People are difficult characters. With an axe to grind they seem to live their lives through a tiny prism of the way they think the world should be. We have a duty to expand that prism.
The oldest person I know said to me, during an existential conservation, that we are just explorers here. That is our purpose to explore and seek out new experiences. I would add that we are also sculptures. Leaving our mark on the landscape we can experience through our senses.
Many people don’t seem to do either of these things. They seem to be an expression of themselves, trapped in a microsphere of their own making. Unable to see the world from any other perspective than the narrow band they choose to inhabit.
Sometimes I wonder if I’m like that. I am prepared to concede that on some issues I am. The people around me tell me I am stubborn, so perhaps being unwilling to accept others point of view is all part of the experience. Maybe we have a predisposition to closed-mindedness and it is one of the hurdles in life to not shut down when our preconceptions of life are challenged.
But perhaps it is also necessary. We need to have strong beliefs and opinions, otherwise we run the danger of diluting ourselves to insipience. Or conceding to the stronger more dominant members of our society, whose views may be abhorrent.
I think the trick is to try and remember that staunch belief you have is just that. A belief. One of infinite other beliefs that have existed and will exist. I believe that a belief is meaningless unless it is grounded by a truth. It is a perspective of a truth and nothing more. Just like we can agree a rock is a rock we may find we disagree about its colour, size, location and how it got there. The rock is the truth, everything else is our perception based on our experience of the rock. What we choose to believe, based upon our perception of the rock does not affect the truth of the rock’s being.
Mark Passio, a superb author and broadcaster, defines truth simply as all that has happened, or is happening. I have racked my brain and I cannot think of a better explanation of what the truth may be. I have tested the same on a group of friends and they too were stumped to come up with a better definition. Having such a simple and succinct explanation removes subjectivity out of defining ‘the truth’. The affectation of “your truth” is actually alluding to perception of truth, not truth itself. The truth is the truth and it cannot be anything else.

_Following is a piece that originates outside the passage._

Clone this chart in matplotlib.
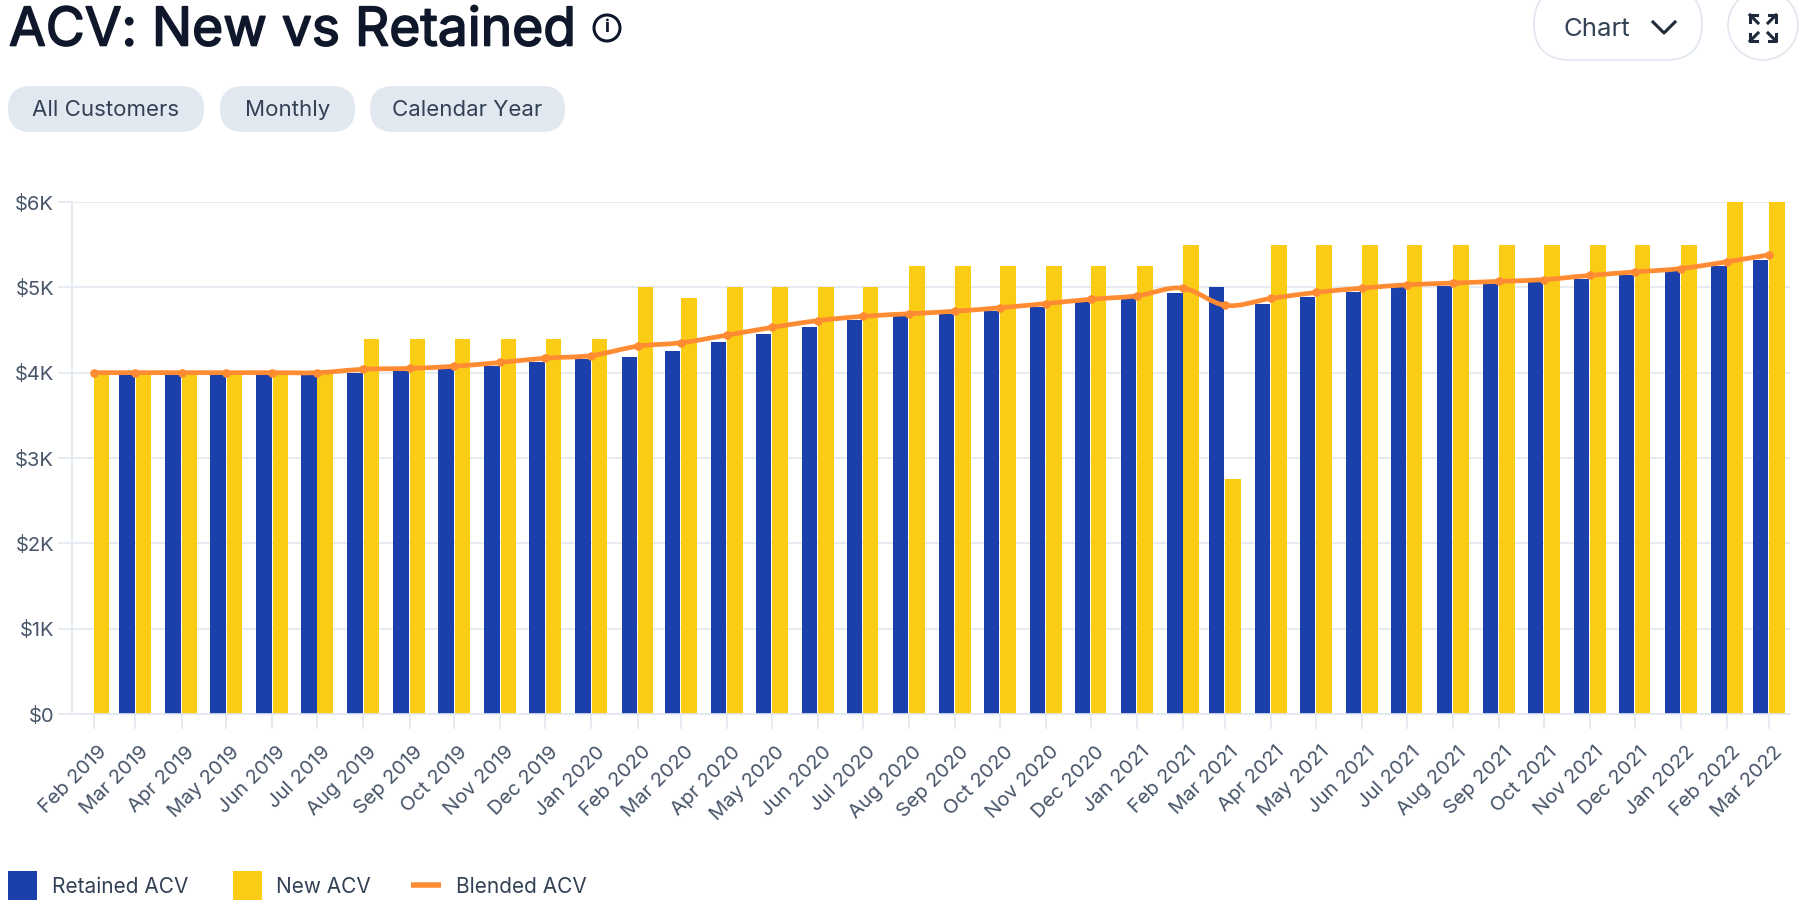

I perceive that it is wrong to be prejudice, because I would not want people to be prejudice against me. My experience tells me I feel bad when someone makes assumptions about me before they have given me a chance. I understand from other people that they feel the same way. Even when these people are prejudice themselves, they do not stand comfortably in the same spotlight. I have come to believe prejudice is manifest fear. Fear which causes pain and suffering when it is expressed into the world. Because of the truths that have arisen as a result of prejudice being expressed (lynching, murder, other violent or oppressive behaviours), I conclude that prejudice is an inherently destructive manifestation of fear. My perception of prejudice seems sound based on the truths created. This is and example and not a particularly difficult argument to make. Although fear based prejudice is surprisingly popular still.
As with just about everything in life a greater person has already been there before and did or said it better. This post is no exception. Bill Hicks, the comedian, said:
“The world is like a ride in an amusement park, and when you choose to go on it you think it’s real because that’s how powerful our minds are. The ride goes up and down, around and around, it has thrills and chills, and it’s very brightly colored, and it’s very loud, and it’s fun for a while. Many people have been on the ride a long time, and they begin to wonder, “Hey, is this real, or is this just a ride?” And other people have remembered, and they come back to us and say, “Hey, don’t worry; don’t be afraid, ever, because this is just a ride.” And we … kill those people. “Shut him up! I’ve got a lot invested in this ride, shut him up! Look at my furrows of worry, look at my big bank account, and my family. This has to be real.” It’s just a ride. But we always kill the good guys who try and tell us that, you ever notice that? And let the demons run amok … But it doesn’t matter, because it’s just a ride. And we can change it any time we want. It’s only a choice. No effort, no work, no job, no savings of money. Just a simple choice, right now, between fear and love. The eyes of fear want you to put bigger locks on your doors, buy guns, close yourself off. The eyes of love instead see all of us as one. Here’s what we can do to change the world, right now, to a better ride. Take all that money we spend on weapons and defences each year and instead spend it feeding and clothing and educating the poor of the world, which it would pay for many times over, not one human being excluded, and we could explore space, together, both inner and outer, forever, in peace.”
There is so much packed into that statement. I sometimes find it difficult to believe this formed part of a stand up comedian’s act. It has taken me years to properly understand it. I used to hear it and my perceptions would waver, as my beliefs were being challenged. When Hicks hits the most truthful beats my beliefs were most tested and the message kind of fuzzed out as my brain tried to process it.
Testing opinions, challenging ourselves and the beliefs we hold to be right is all part of the process. Part of the exploration and the sculpture we are here to carve.